The London Road cross marks one of the nightly resting places of the funeral procession of King Edward I’s wife, Queen Eleanor of Castile, between Harby, near Lincoln, and London.
Last autumn, experts brought in to assess the monument advised that there are iron cramps in some locations. These are thought to be corroding, and causing damage to the masonry.
The issue was hotly debated at full council last night (January 14), where resident Ron Fitzhugh called on councillors to ‘inspire confidence’ in residents that they cared about the cross.
He said: “I think that we are very unlucky to have a council in power who do not have the desire to look after our beautiful Queen Eleanor.
“She must be turning in her tomb at Westminster Abbey unable to understand why Northampton Borough Council is being irresponsible in allowing her to disintegrate.
“Every one of you sitting here in this chamber will be remembered by name as one of those councillors who allowed, through procrastination, a national monument to slide into the ground before your very eyes.”

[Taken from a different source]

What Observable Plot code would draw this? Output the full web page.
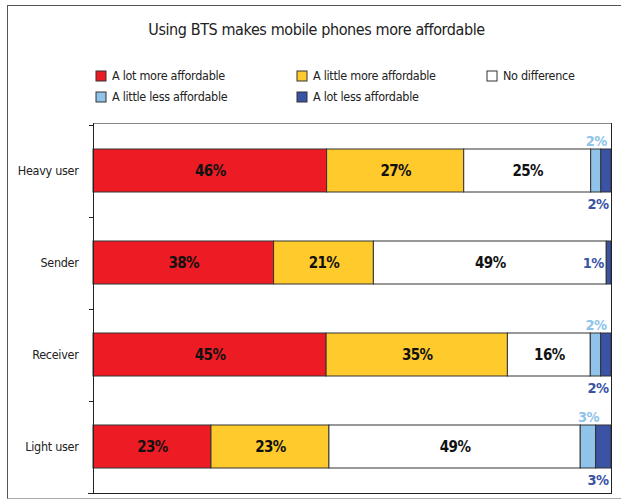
<!DOCTYPE html>
<html>
<head>
<meta charset="utf-8">
<script src="https://cdn.jsdelivr.net/npm/d3@7"></script>
<script src="https://cdn.jsdelivr.net/npm/@observablehq/plot@0.6"></script>
<style>
  html, body { margin: 0; padding: 0; background: #fff; overflow: hidden; width: 621px; height: 503px; }
  body { position: relative; font-family: "Liberation Sans Narrow", "DejaVu Sans Condensed", "Roboto", sans-serif; color: #222; }
  #frame { position: absolute; left: 7px; top: 5px; width: 700px; height: 494px; border: 1px solid #555; border-bottom-color: #aaa; box-sizing: border-box; }
  #title { position: absolute; left: 0; top: 20px; width: 633px; text-align: center; font-size: 16px; letter-spacing: -0.4px; color: #222; }
  #legend { position: absolute; left: 96px; top: 68px; }
  #legend > div { display: grid !important; grid-template-columns: 201px 190px 130px; row-gap: 6px; margin: 0 !important; min-height: 0 !important;
    font-family: "Liberation Sans Narrow", "DejaVu Sans Condensed", "Roboto", sans-serif !important; font-size: 12.5px !important; letter-spacing: -0.3px; color: #222 !important; }
  #legend span { margin: 0 !important; display: inline-flex; align-items: center; }
  #legend span svg { margin-right: 6px !important; overflow: visible; }
  #legend span svg rect { stroke: #333; stroke-width: 1; }
  #chart { position: absolute; left: 0; top: 115px; }
  #chart g[aria-label="y-axis tick label"] { letter-spacing: -0.3px; }
  #chart g[aria-label="text"] { letter-spacing: -0.6px; }
</style>
</head>
<body>
<div id="frame"></div>
<div id="title"></div>
<div id="legend"></div>
<div id="chart"></div>
<script>
const title = "Using BTS makes mobile phones more affordable";
const categories = ["Heavy user", "Sender", "Receiver", "Light user"];
const responses = ["A lot more affordable", "A little more affordable", "No difference", "A little less affordable", "A lot less affordable"];
const colors = ["#ed1c24", "#ffca2c", "#ffffff", "#8fc3ea", "#3a53a4"];
const lotMore = [46, 38, 45, 23];
const littleMore = [27, 21, 35, 23];
const noDifference = [25, 49, 16, 49];
const littleLess = [2, 0, 2, 3];
const lotLess = [2, 1, 2, 3];

const series = [lotMore, littleMore, noDifference, littleLess, lotLess];
const table = [];
categories.forEach((cat, i) => {
  responses.forEach((resp, j) => {
    table.push({cat, resp, value: series[j][i], ri: j, ci: i});
  });
});

document.getElementById("title").textContent = title;

const fontFamily = '"Liberation Sans Narrow", "DejaVu Sans Condensed", Roboto, sans-serif';
const colorScale = {domain: responses, range: colors};

document.getElementById("legend").appendChild(
  Plot.legend({color: {...colorScale, type: "categorical"}, swatchSize: 10, swatchWidth: 10, swatchHeight: 10})
);

const stackOpts = {x: "value", y: "cat", z: "resp", offset: "normalize", order: null};

const frameMark = (index, {y}, values, dims) => {
  const {width, height, marginLeft, marginRight, marginTop, marginBottom} = dims;
  const g = d3.create("svg:g");
  const step = y.step(), bw = y.bandwidth();
  const dom = y.domain();
  const bounds = dom.map(c => y(c) - (step - bw) / 2);
  bounds.push(y(dom[dom.length - 1]) + bw + (step - bw) / 2);
  const x0 = marginLeft, x1 = width - marginRight;
  g.append("line").attr("x1", x0).attr("x2", x1).attr("y1", marginTop + 0.5).attr("y2", marginTop + 0.5).attr("stroke", "#888");
  g.append("line").attr("x1", x0 - 5).attr("x2", x1).attr("y1", height - marginBottom - 0.5).attr("y2", height - marginBottom - 0.5).attr("stroke", "#222");
  g.append("line").attr("x1", x1 + 0.5).attr("x2", x1 + 0.5).attr("y1", marginTop).attr("y2", height - marginBottom).attr("stroke", "#222");
  g.append("line").attr("x1", x0 + 0.5).attr("x2", x0 + 0.5).attr("y1", marginTop).attr("y2", height - marginBottom).attr("stroke", "#222");
  bounds.forEach(b => {
    g.append("line").attr("x1", x0 - 4).attr("x2", x0).attr("y1", Math.round(b) + 0.5).attr("y2", Math.round(b) + 0.5).attr("stroke", "#222");
  });
  return g.node();
};

const plot = Plot.plot({
  width: 621,
  height: 384,
  marginTop: 8,
  marginBottom: 5,
  marginLeft: 93,
  marginRight: 10,
  style: {fontFamily, fontSize: "12.5px", color: "#222", background: "transparent"},
  x: {axis: null},
  y: {domain: categories, paddingInner: 0.536, paddingOuter: 0.268, tickSize: 0, tickPadding: 15, label: null},
  color: colorScale,
  marks: [
    Plot.barX(table, Plot.stackX({...stackOpts, fill: "resp", stroke: "#333", strokeWidth: 1})),
    Plot.text(table, Plot.stackX({...stackOpts,
      text: d => d.ri < 3 ? d.value + "%" : "",
      fontWeight: "bold", fontSize: 15, fill: "#111"})),
    Plot.text(table, Plot.stackX({...stackOpts,
      text: d => d.ri === 3 && d.value > 0 ? d.value + "%" : "",
      fontWeight: "bold", fontSize: 14.5, fill: "#8fc3ea", dy: -30})),
    Plot.text(table, Plot.stackX2({...stackOpts,
      text: d => d.ri === 4 && littleLess[d.ci] > 0 ? d.value + "%" : "",
      fontWeight: "bold", fontSize: 14.5, fill: "#3a53a4", textAnchor: "end", dx: -3, dy: 33})),
    Plot.text(table, Plot.stackX1({...stackOpts,
      text: d => d.ri === 4 && littleLess[d.ci] === 0 ? d.value + "%" : "",
      fontWeight: "bold", fontSize: 14.5, fill: "#3a53a4", textAnchor: "end", dx: -3})),
    frameMark
  ]
});
document.getElementById("chart").appendChild(plot);
</script>
</body>
</html>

And resident Daniel Soan asked council leader Jonathan Nunn whether a temporary cover would be possible.
But the leader responded that Historic England had advised the council that putting temporary covers over the cross could lead to condensation, which would in turn lead to further problems.
Councillor Nunn replied: “The heritage of Northampton is very important to me. But Historic England have advised us that it can’t be done, and I would be hung if I went against the advice of Historic England.
“I heard there was heated debate at the recent residents’ association, and we will try and arrange a meeting with them and heritage officers to discuss things further.”
Asked by the Local Democracy Reporting Service after the meeting if he was satisfied with the response from the leader, Mr Soan said: “I don’t think we were looking for a response this evening, rather we wanted to make a point that we are concerned about this. We wanted to put a suggestion forward, and perhaps we could meet somewhere in the middle.”
The repair works, funded by the council and matched by Historic England, include the reinstatement of loose stonework, conservation repairs to the fragile 13th century stonework, and carefully selected shelter coatings to some more vulnerable areas. In several limited areas new pieces of stone might be required.
The borough council had faced criticism for delaying the 'urgent' works from autumn last year. But earlier this week, speaking about the contract tender process, Councillor Tim Hadland, cabinet member for regeneration and enterprise, said: “We’re looking forward to appointing a contractor for this work, which will start in the spring.
“Our specialists have advised that temperatures from April onwards should be sufficient for lime mortar to cure properly.
“Our approach, agreed to standards set by Historic England, should offer the best chance of ensuring the monument is protected for future generations to enjoy.”